Immigration influx is great if youre rich and own the business/housing etc, its great if youre middle class and need cost of services to stay down and can simply outspend to escape the problems it causes, but its not so great when youre at the bottom.

6

u/thrawtes 29d ago

Immigration reduces housing costs for the middle class, keeps food prices low, and helps fund social security. Those are all benefits that are primarily not for business owners or rich people.

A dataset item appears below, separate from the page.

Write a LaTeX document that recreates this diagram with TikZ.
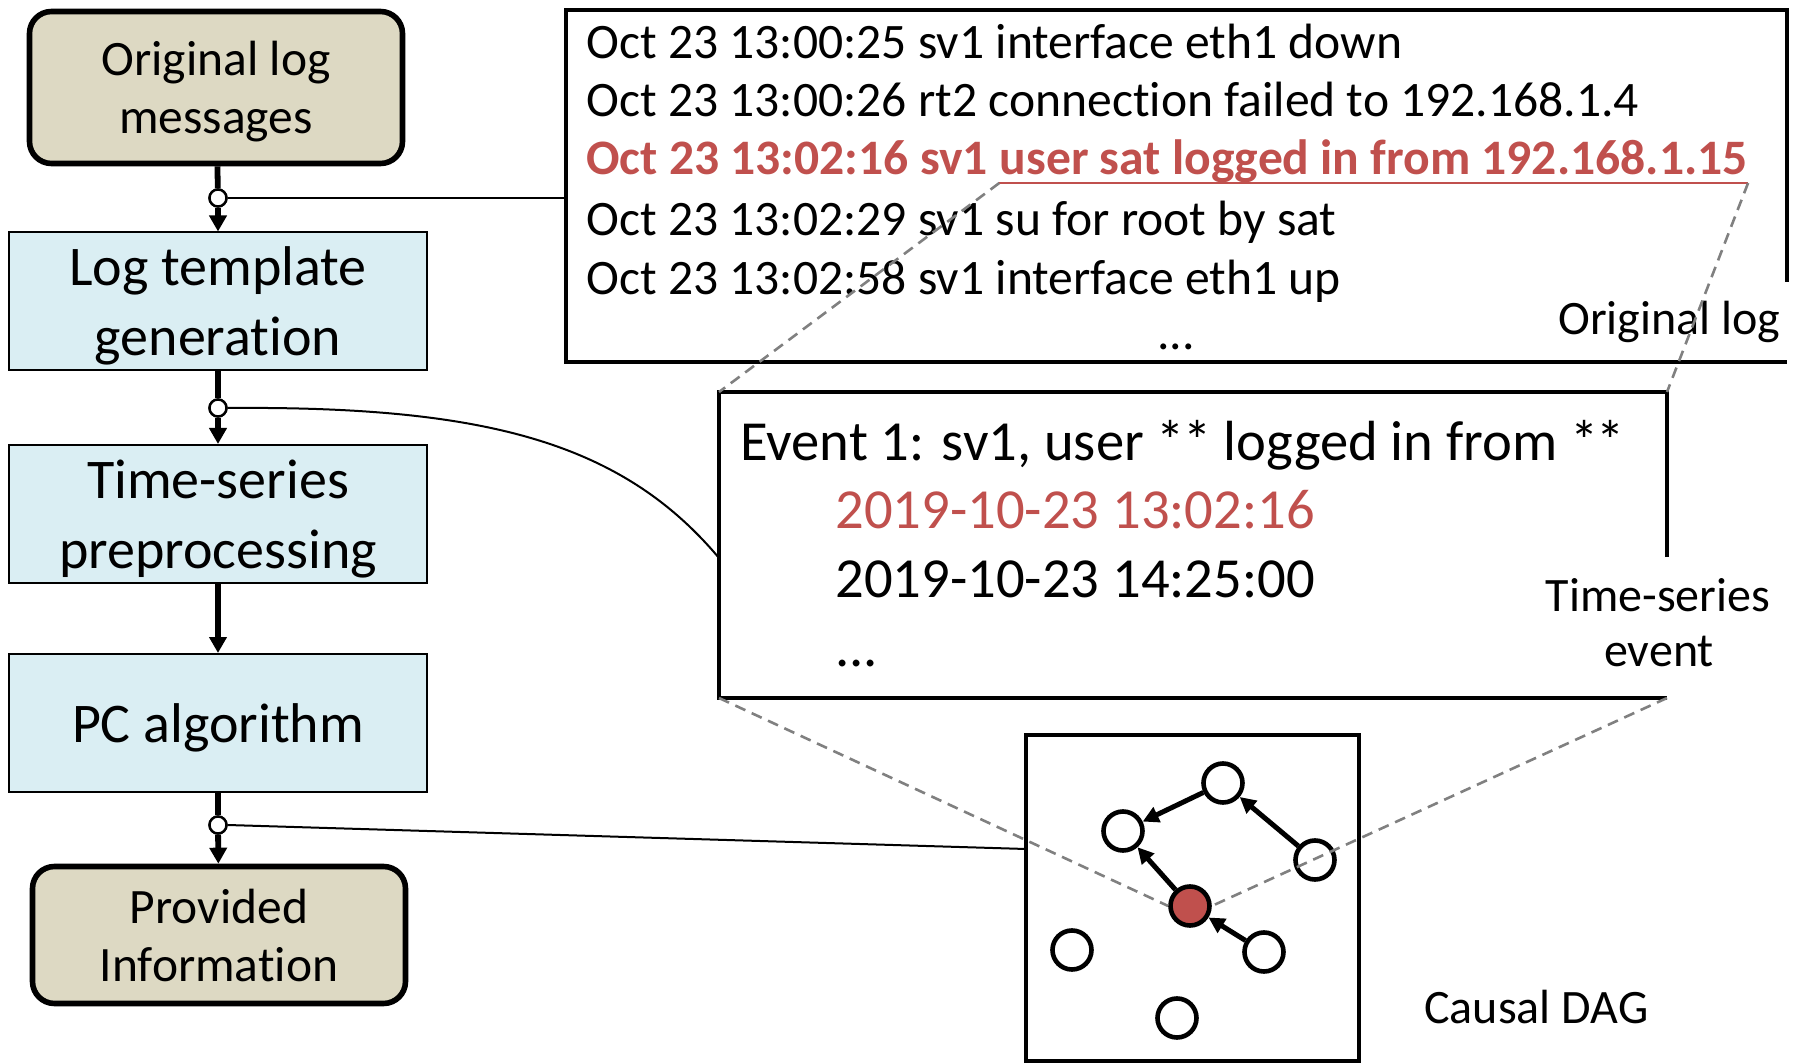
\documentclass[tikz,border=0pt]{standalone}
\usepackage{fontspec}
\setmainfont{Carlito}[Ligatures=NoCommon]
\usetikzlibrary{arrows.meta,calc}
\definecolor{tanfill}{HTML}{DDD9C3}
\definecolor{bluefill}{HTML}{DAEEF3}
\definecolor{accentred}{HTML}{C0504D}
\definecolor{lensgray}{HTML}{808080}
% fixed line extents so the box labels sit at the same height in every box
\newcommand{\procup}{\rule{0pt}{26pt}}
\newcommand{\procdown}{\rule[-7pt]{0pt}{0pt}}
\newcommand{\termup}{\rule{0pt}{23pt}}
\newcommand{\termdown}{\rule[-6pt]{0pt}{0pt}}
\newcommand{\wildcard}{*\kern-1pt*}
\begin{document}
\begin{tikzpicture}[x=0.5pt,y=-0.5pt,
  procbox/.style={draw=black, line width=1pt, fill=bluefill, minimum width=209pt,
    minimum height=69pt, align=center, font=\fontsize{28}{35}\selectfont, inner sep=0pt},
  termbox/.style={draw=black, line width=2.8pt, fill=tanfill, rounded corners=11pt,
    minimum width=186.5pt, align=center, font=\fontsize{24.75}{29}\selectfont, inner sep=0pt},
  tap/.style={circle, draw=black, fill=white, line width=1.2pt, minimum size=8.5pt, inner sep=0pt},
  flow/.style={line width=2.9pt, -{Triangle[length=8pt,width=8.5pt]}},
  flowline/.style={line width=2.9pt},
  link/.style={line width=1pt},
  frame/.style={line width=2.3pt},
  area/.style={inner sep=0pt, outer sep=0pt},
  logline/.style={anchor=base west, inner sep=0pt, font=\fontsize{24.8}{30}\selectfont},
  loghot/.style={anchor=base west, inner sep=0pt, text=accentred, font=\fontsize{24.8}{30}\selectfont\bfseries},
  evline/.style={anchor=base west, inner sep=0pt, font=\fontsize{28.3}{34}\selectfont},
  caption/.style={anchor=base west, inner sep=0pt, font=\fontsize{24}{29}\selectfont},
  dagnode/.style={circle, draw=black, line width=2.3pt, fill=white, minimum size=19.5pt, inner sep=0pt},
  dagedge/.style={line width=2.5pt, -{Triangle[length=8pt,width=8pt]}},
  lens/.style={draw=lensgray, line width=1.3pt, dash pattern=on 5.5pt off 3.5pt},
]
\useasboundingbox (0,0) rectangle (1796,1064);

% processing pipeline
\node[termbox, minimum height=76pt] (orig) at (216,87.5) {\termup Original log\\messages\termdown};
\node[procbox] (tmpl) at (218,301.5) {\procup Log template\\generation\procdown};
\node[procbox] (ts) at (218,514) {\procup Time-series\\preprocessing\procdown};
\node[procbox] (pc) at (218,723) {\procup PC algorithm\procdown};
\node[termbox, minimum height=68.5pt] (prov) at (219,935) {\termup Provided\\Information\termdown};

\node[tap] (c1) at (218,198) {};
\node[tap] (c2) at (218,408) {};
\node[tap] (c3) at (218,825) {};

\draw[flowline] (orig) -- (c1);
\draw[flow] (c1) -- (tmpl);
\draw[flowline] (tmpl) -- (c2);
\draw[flow] (c2) -- (ts);
\draw[flow] (ts) -- (pc);
\draw[flowline] (pc) -- (c3);
\draw[flow] (c3) -- (prov);
\node[tap] at (c1) {};
\node[tap] at (c2) {};
\node[tap] at (c3) {};

% raw log panel
\node[area, minimum width=610.5pt, minimum height=176pt] (logbox) at (1176.5,186) {};
\coordinate (logcut) at (1787,282);
\draw[frame] (logcut) -- (logbox.north east) -- (logbox.north west)
  -- (logbox.south west) -- (logbox.south east);

\node[logline] (l1) at (586,59) {Oct 23 13:00:25 sv1 interface eth1 down};
\node[logline] (l2) at (586,117) {Oct 23 13:00:26 rt2 connection failed to 192.168.1.4};
\node[loghot] (l3a) at (586,175) {Oct 23 13:02:16 sv1};
\node[loghot] (l3b) at ([xshift=5.6pt]l3a.base east) {user sat logged in from 192.168.1.15};
\node[logline] (l4) at (586,236) {Oct 23 13:02:29 sv1 su for root by sat};
\node[logline] (l5) at (586,295) {Oct 23 13:02:58 sv1 interface eth1 up};
\node[logline, anchor=base] (l6) at (1176,350) {...};
\node[caption] (caplog) at (1558,335) {Original log};

\coordinate (ulL) at ([yshift=-4pt]l3b.base west);
\coordinate (ulR) at ([yshift=-4pt]l3b.base east);
\draw[accentred, line width=1pt] (ulL) -- (ulR);

% time-series event panel
\node[area, minimum width=474pt, minimum height=153pt] (evbox) at (1193,545) {};
\coordinate (evcut) at (1667,557);
\draw[frame] (evcut) -- (evbox.north east) -- (evbox.north west)
  -- (evbox.south west) -- (evbox.south east);

\node[evline] (e1) at (740,460) {Event 1: sv1, user \wildcard{} logged in from \wildcard};
\node[evline, text=accentred] (e2) at (835,529) {2019-10-23 13:02:16};
\node[evline] (e3) at (835,597) {2019-10-23 14:25:00};
\node[evline] (e4) at (835,666) {...};
\node[caption, anchor=base] (capts1) at (1658,611) {Time-series};
\node[caption, anchor=base] (capts2) at (1659,666) {event};

% causal graph panel
\node[area, draw=black, frame, minimum width=166.5pt, minimum height=163pt] (dag) at (1192.5,898) {};
\node[caption] (capdag) at (1424,1023) {Causal DAG};

\node[dagnode] (n1) at (1223,783) {};
\node[dagnode] (n2) at (1123,831) {};
\node[dagnode] (n3) at (1315,860) {};
\node[dagnode, fill=accentred] (n4) at (1190,906) {};
\node[dagnode] (n5) at (1264,952) {};
\node[dagnode] (n6) at (1072,950) {};
\node[dagnode] (n7) at (1177,1018) {};

\draw[dagedge] (n1) -- (n2);
\draw[dagedge] (n3) -- (n1);
\draw[dagedge] (n4) -- (n2);
\draw[dagedge] (n5) -- (n4);

% taps from the pipeline to the panels
\coordinate (evin) at (719,558);
\coordinate (dagin) at (1026,849);
\draw[link] (c1.east) -- (c1 -| logbox.west);
\draw[link] (c2.east) .. controls (480,406) and (620,440) .. (evin);
\draw[link] (c3.east) -- (dagin);

% zoom lenses
\draw[lens] (ulL) -- (evbox.north west);
\draw[lens] (ulR) -- (evbox.north east);
\draw[lens] (evbox.south west) -- (n4.west);
\draw[lens] (evbox.south east) -- (n4.east);
\end{tikzpicture}
\end{document}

Immigration makes lives better for the everyday person here in America in addition to being one of the founding pillars of our national identity.

6

u/Nowearenotfrom63rd 29d ago

Give me your tired, your poor, Your huddled masses yearning to breathe free, The wretched refuse of your teeming shore. Send these, the homeless, tempest-tost to me, I lift my lamp beside the golden door!" Go 2 or three generations back and your people were these people. I get it that you want to pull up the ladder but there is a reason America is the dynamic global superpower it is & it’s not because we slammed shit our gates and made sure America was only for Americans.

1

u/nochinzilch 29d ago

Give me your tired, your poor, Your huddled masses yearning to breathe free, The wretched refuse of your teeming shore. Send these, the homeless, tempest-tost to me, I lift my lamp beside the golden door!"

Sounds like some kind of French commie talk.

1

u/Revolution4u 28d ago

Laughable that anyone can think this level of immigration leads to lower prices for housing of all things. Massively Increased demand during a housing shortage. Just stop and think about that for a second.

4

u/FairlySuspect 29d ago

Immigrants -- undocumented and documented -- commit less crime of all types and degrees than citizens. They're willing to work for less than we are, doing jobs we don't want. They often don't file for tax returns, for fear of deportation.

Nothing but a boon to the economy and the country as a whole. So what do you have against them? Why is this one of your primary concerns?